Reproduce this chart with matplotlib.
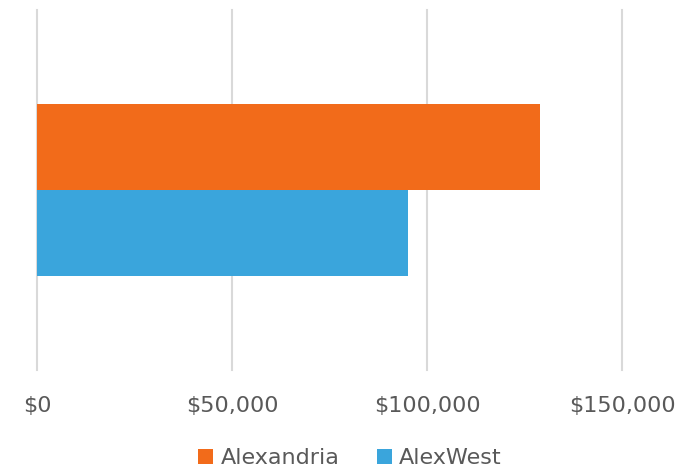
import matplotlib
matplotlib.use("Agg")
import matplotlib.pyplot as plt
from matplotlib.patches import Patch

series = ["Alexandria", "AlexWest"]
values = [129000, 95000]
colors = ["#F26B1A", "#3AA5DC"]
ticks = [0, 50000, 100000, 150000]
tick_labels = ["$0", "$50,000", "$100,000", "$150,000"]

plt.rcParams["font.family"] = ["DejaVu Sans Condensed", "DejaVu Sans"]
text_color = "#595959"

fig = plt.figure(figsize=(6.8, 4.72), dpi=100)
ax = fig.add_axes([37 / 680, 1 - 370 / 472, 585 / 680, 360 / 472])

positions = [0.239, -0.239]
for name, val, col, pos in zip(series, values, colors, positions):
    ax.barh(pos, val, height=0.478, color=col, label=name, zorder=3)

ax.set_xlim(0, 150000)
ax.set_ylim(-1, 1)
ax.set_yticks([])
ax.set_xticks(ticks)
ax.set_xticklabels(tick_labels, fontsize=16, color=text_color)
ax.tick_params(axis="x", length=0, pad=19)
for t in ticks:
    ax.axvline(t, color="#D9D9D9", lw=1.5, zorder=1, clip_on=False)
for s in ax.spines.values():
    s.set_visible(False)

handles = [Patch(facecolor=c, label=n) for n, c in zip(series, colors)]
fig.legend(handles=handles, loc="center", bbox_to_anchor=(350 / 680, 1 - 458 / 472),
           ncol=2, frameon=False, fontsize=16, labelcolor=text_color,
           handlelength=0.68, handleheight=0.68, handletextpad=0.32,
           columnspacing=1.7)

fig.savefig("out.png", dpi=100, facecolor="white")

▶ _TASK DESCRIPTION_:
Restate, line by line and word for word, everything from the top of the material through the line that contains "ax = fig.add_axes([37". Leave pictures out.

▶ _TASK ANSWER_:
Reproduce this chart with matplotlib.
import matplotlib
matplotlib.use("Agg")
import matplotlib.pyplot as plt
from matplotlib.patches import Patch

series = ["Alexandria", "AlexWest"]
values = [129000, 95000]
colors = ["#F26B1A", "#3AA5DC"]
ticks = [0, 50000, 100000, 150000]
tick_labels = ["$0", "$50,000", "$100,000", "$150,000"]

plt.rcParams["font.family"] = ["DejaVu Sans Condensed", "DejaVu Sans"]
text_color = "#595959"

fig = plt.figure(figsize=(6.8, 4.72), dpi=100)
ax = fig.add_axes([37 / 680, 1 - 370 / 472, 585 / 680, 360 / 472])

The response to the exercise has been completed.